┌─ EXCERPTED DATA

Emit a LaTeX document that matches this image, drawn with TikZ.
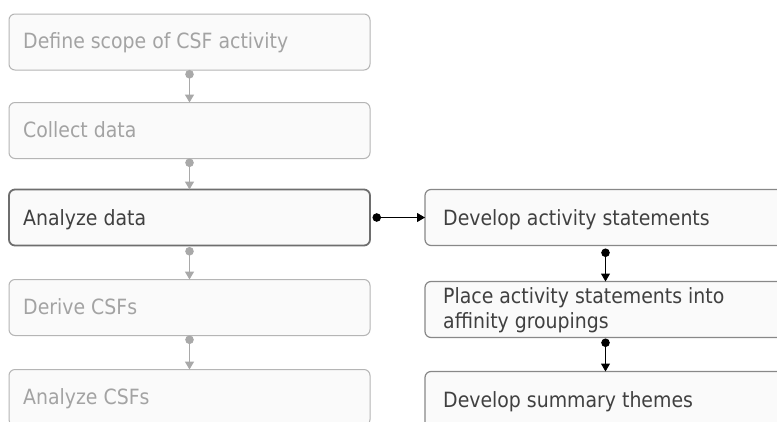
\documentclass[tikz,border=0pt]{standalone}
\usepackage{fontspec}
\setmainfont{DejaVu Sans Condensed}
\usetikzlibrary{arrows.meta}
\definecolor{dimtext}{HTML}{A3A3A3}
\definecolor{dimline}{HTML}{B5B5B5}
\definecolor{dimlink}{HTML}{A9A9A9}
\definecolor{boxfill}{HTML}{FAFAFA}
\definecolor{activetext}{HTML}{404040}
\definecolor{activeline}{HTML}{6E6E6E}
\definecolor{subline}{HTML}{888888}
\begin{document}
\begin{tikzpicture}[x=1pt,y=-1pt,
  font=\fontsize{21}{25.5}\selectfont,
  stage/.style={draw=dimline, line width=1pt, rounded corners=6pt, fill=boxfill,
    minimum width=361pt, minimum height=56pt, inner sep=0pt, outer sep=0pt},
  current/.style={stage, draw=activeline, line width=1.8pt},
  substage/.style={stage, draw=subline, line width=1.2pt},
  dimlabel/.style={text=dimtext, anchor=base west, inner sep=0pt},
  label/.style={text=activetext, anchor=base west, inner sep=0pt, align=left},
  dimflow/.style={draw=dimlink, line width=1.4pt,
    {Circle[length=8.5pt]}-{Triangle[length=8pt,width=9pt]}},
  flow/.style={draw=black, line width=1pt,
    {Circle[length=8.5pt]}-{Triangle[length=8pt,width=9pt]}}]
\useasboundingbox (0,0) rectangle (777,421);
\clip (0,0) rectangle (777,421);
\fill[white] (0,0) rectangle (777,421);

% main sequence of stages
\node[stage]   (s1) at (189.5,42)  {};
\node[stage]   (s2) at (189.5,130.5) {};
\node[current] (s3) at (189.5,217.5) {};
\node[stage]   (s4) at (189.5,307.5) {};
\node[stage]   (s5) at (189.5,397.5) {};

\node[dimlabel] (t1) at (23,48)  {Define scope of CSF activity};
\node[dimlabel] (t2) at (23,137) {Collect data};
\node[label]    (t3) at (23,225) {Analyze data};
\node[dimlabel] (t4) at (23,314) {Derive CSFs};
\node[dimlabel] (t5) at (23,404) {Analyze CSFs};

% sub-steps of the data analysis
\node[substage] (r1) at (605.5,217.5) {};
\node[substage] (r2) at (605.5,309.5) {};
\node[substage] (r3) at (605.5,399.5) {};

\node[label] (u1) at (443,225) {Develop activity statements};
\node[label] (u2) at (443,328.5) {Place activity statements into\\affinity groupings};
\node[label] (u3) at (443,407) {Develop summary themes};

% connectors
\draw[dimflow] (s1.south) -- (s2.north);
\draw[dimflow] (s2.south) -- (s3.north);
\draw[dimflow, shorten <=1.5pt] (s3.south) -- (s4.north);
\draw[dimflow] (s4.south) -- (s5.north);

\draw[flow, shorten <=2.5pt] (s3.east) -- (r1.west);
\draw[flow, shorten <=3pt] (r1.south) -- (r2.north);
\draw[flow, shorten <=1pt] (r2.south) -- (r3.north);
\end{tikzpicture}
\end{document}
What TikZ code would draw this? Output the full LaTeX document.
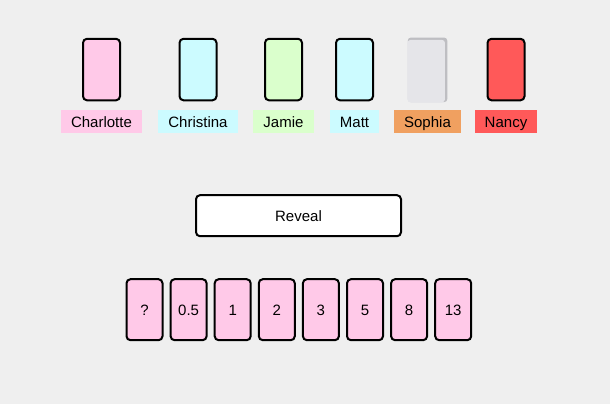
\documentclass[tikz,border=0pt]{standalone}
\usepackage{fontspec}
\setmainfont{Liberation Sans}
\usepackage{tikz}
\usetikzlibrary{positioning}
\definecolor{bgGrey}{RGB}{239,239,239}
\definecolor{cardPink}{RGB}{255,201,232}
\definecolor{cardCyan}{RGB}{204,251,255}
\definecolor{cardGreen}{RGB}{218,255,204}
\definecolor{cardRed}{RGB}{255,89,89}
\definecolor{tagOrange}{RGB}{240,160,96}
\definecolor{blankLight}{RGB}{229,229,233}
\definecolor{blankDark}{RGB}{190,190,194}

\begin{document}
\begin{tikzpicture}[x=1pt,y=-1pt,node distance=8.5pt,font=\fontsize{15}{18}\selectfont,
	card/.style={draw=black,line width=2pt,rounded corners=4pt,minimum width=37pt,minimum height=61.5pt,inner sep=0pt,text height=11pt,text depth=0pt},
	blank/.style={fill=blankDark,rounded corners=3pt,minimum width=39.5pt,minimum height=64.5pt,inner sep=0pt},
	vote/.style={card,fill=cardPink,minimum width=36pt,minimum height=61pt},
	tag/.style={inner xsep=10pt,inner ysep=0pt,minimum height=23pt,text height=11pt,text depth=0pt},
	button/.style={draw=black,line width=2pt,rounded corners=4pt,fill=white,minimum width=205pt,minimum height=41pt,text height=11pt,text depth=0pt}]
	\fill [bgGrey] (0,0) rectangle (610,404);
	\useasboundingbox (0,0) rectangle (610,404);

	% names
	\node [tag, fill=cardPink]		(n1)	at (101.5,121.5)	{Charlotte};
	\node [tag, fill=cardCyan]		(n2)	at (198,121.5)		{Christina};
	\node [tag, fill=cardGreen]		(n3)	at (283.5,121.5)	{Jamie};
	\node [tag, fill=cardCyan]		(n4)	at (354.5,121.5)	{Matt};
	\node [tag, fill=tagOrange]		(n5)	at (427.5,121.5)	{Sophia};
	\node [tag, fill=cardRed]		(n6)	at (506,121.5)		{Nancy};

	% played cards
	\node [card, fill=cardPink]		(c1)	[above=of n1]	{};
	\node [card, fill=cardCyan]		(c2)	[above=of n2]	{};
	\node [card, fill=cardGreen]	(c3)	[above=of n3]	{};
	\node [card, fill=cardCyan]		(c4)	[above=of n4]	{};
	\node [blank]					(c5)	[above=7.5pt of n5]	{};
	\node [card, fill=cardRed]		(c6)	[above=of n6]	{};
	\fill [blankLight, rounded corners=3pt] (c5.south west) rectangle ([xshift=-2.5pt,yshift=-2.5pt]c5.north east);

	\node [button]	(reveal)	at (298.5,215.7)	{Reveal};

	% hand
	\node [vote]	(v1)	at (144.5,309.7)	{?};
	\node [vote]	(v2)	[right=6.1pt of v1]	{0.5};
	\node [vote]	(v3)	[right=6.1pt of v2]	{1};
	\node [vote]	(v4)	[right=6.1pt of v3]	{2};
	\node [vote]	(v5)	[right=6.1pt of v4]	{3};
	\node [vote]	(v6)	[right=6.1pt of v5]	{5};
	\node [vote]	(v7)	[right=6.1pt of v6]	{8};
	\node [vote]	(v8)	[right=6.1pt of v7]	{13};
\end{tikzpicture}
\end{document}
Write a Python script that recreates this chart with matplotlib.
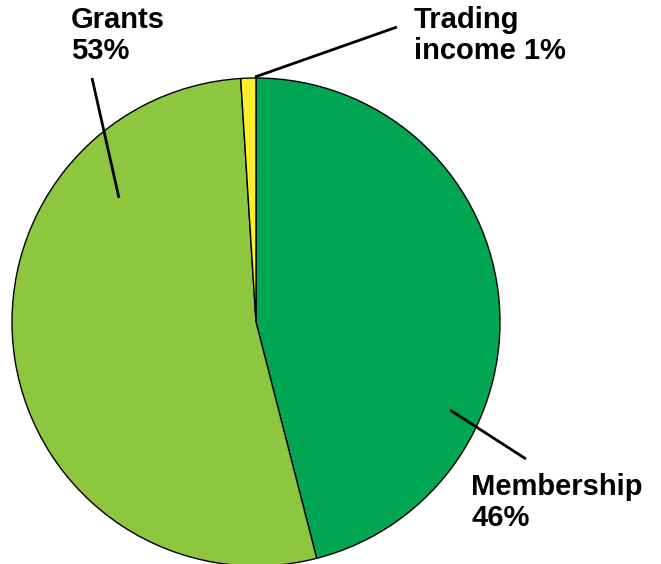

└─

**EXERCISE REQUIREMENTS:** Leave out the pictures and copy everything else in the records word for word.

**ANSWER TO THIS EXERCISE:**
Emit a LaTeX document that matches this image, drawn with TikZ.
\documentclass[tikz,border=0pt]{standalone}
\usepackage{fontspec}
\setmainfont{DejaVu Sans Condensed}
\usetikzlibrary{arrows.meta}
\definecolor{dimtext}{HTML}{A3A3A3}
\definecolor{dimline}{HTML}{B5B5B5}
\definecolor{dimlink}{HTML}{A9A9A9}
\definecolor{boxfill}{HTML}{FAFAFA}
\definecolor{activetext}{HTML}{404040}
\definecolor{activeline}{HTML}{6E6E6E}
\definecolor{subline}{HTML}{888888}
\begin{document}
\begin{tikzpicture}[x=1pt,y=-1pt,
  font=\fontsize{21}{25.5}\selectfont,
  stage/.style={draw=dimline, line width=1pt, rounded corners=6pt, fill=boxfill,
    minimum width=361pt, minimum height=56pt, inner sep=0pt, outer sep=0pt},
  current/.style={stage, draw=activeline, line width=1.8pt},
  substage/.style={stage, draw=subline, line width=1.2pt},
  dimlabel/.style={text=dimtext, anchor=base west, inner sep=0pt},
  label/.style={text=activetext, anchor=base west, inner sep=0pt, align=left},
  dimflow/.style={draw=dimlink, line width=1.4pt,
    {Circle[length=8.5pt]}-{Triangle[length=8pt,width=9pt]}},
  flow/.style={draw=black, line width=1pt,
    {Circle[length=8.5pt]}-{Triangle[length=8pt,width=9pt]}}]
\useasboundingbox (0,0) rectangle (777,421);
\clip (0,0) rectangle (777,421);
\fill[white] (0,0) rectangle (777,421);

% main sequence of stages
\node[stage]   (s1) at (189.5,42)  {};
\node[stage]   (s2) at (189.5,130.5) {};
\node[current] (s3) at (189.5,217.5) {};
\node[stage]   (s4) at (189.5,307.5) {};
\node[stage]   (s5) at (189.5,397.5) {};

\node[dimlabel] (t1) at (23,48)  {Define scope of CSF activity};
\node[dimlabel] (t2) at (23,137) {Collect data};
\node[label]    (t3) at (23,225) {Analyze data};
\node[dimlabel] (t4) at (23,314) {Derive CSFs};
\node[dimlabel] (t5) at (23,404) {Analyze CSFs};

% sub-steps of the data analysis
\node[substage] (r1) at (605.5,217.5) {};
\node[substage] (r2) at (605.5,309.5) {};
\node[substage] (r3) at (605.5,399.5) {};

\node[label] (u1) at (443,225) {Develop activity statements};
\node[label] (u2) at (443,328.5) {Place activity statements into\\affinity groupings};
\node[label] (u3) at (443,407) {Develop summary themes};

% connectors
\draw[dimflow] (s1.south) -- (s2.north);
\draw[dimflow] (s2.south) -- (s3.north);
\draw[dimflow, shorten <=1.5pt] (s3.south) -- (s4.north);
\draw[dimflow] (s4.south) -- (s5.north);

\draw[flow, shorten <=2.5pt] (s3.east) -- (r1.west);
\draw[flow, shorten <=3pt] (r1.south) -- (r2.north);
\draw[flow, shorten <=1pt] (r2.south) -- (r3.north);
\end{tikzpicture}
\end{document}
What TikZ code would draw this? Output the full LaTeX document.
\documentclass[tikz,border=0pt]{standalone}
\usepackage{fontspec}
\setmainfont{Liberation Sans}
\usepackage{tikz}
\usetikzlibrary{positioning}
\definecolor{bgGrey}{RGB}{239,239,239}
\definecolor{cardPink}{RGB}{255,201,232}
\definecolor{cardCyan}{RGB}{204,251,255}
\definecolor{cardGreen}{RGB}{218,255,204}
\definecolor{cardRed}{RGB}{255,89,89}
\definecolor{tagOrange}{RGB}{240,160,96}
\definecolor{blankLight}{RGB}{229,229,233}
\definecolor{blankDark}{RGB}{190,190,194}

\begin{document}
\begin{tikzpicture}[x=1pt,y=-1pt,node distance=8.5pt,font=\fontsize{15}{18}\selectfont,
	card/.style={draw=black,line width=2pt,rounded corners=4pt,minimum width=37pt,minimum height=61.5pt,inner sep=0pt,text height=11pt,text depth=0pt},
	blank/.style={fill=blankDark,rounded corners=3pt,minimum width=39.5pt,minimum height=64.5pt,inner sep=0pt},
	vote/.style={card,fill=cardPink,minimum width=36pt,minimum height=61pt},
	tag/.style={inner xsep=10pt,inner ysep=0pt,minimum height=23pt,text height=11pt,text depth=0pt},
	button/.style={draw=black,line width=2pt,rounded corners=4pt,fill=white,minimum width=205pt,minimum height=41pt,text height=11pt,text depth=0pt}]
	\fill [bgGrey] (0,0) rectangle (610,404);
	\useasboundingbox (0,0) rectangle (610,404);

	% names
	\node [tag, fill=cardPink]		(n1)	at (101.5,121.5)	{Charlotte};
	\node [tag, fill=cardCyan]		(n2)	at (198,121.5)		{Christina};
	\node [tag, fill=cardGreen]		(n3)	at (283.5,121.5)	{Jamie};
	\node [tag, fill=cardCyan]		(n4)	at (354.5,121.5)	{Matt};
	\node [tag, fill=tagOrange]		(n5)	at (427.5,121.5)	{Sophia};
	\node [tag, fill=cardRed]		(n6)	at (506,121.5)		{Nancy};

	% played cards
	\node [card, fill=cardPink]		(c1)	[above=of n1]	{};
	\node [card, fill=cardCyan]		(c2)	[above=of n2]	{};
	\node [card, fill=cardGreen]	(c3)	[above=of n3]	{};
	\node [card, fill=cardCyan]		(c4)	[above=of n4]	{};
	\node [blank]					(c5)	[above=7.5pt of n5]	{};
	\node [card, fill=cardRed]		(c6)	[above=of n6]	{};
	\fill [blankLight, rounded corners=3pt] (c5.south west) rectangle ([xshift=-2.5pt,yshift=-2.5pt]c5.north east);

	\node [button]	(reveal)	at (298.5,215.7)	{Reveal};

	% hand
	\node [vote]	(v1)	at (144.5,309.7)	{?};
	\node [vote]	(v2)	[right=6.1pt of v1]	{0.5};
	\node [vote]	(v3)	[right=6.1pt of v2]	{1};
	\node [vote]	(v4)	[right=6.1pt of v3]	{2};
	\node [vote]	(v5)	[right=6.1pt of v4]	{3};
	\node [vote]	(v6)	[right=6.1pt of v5]	{5};
	\node [vote]	(v7)	[right=6.1pt of v6]	{8};
	\node [vote]	(v8)	[right=6.1pt of v7]	{13};
\end{tikzpicture}
\end{document}
Write a Python script that recreates this chart with matplotlib.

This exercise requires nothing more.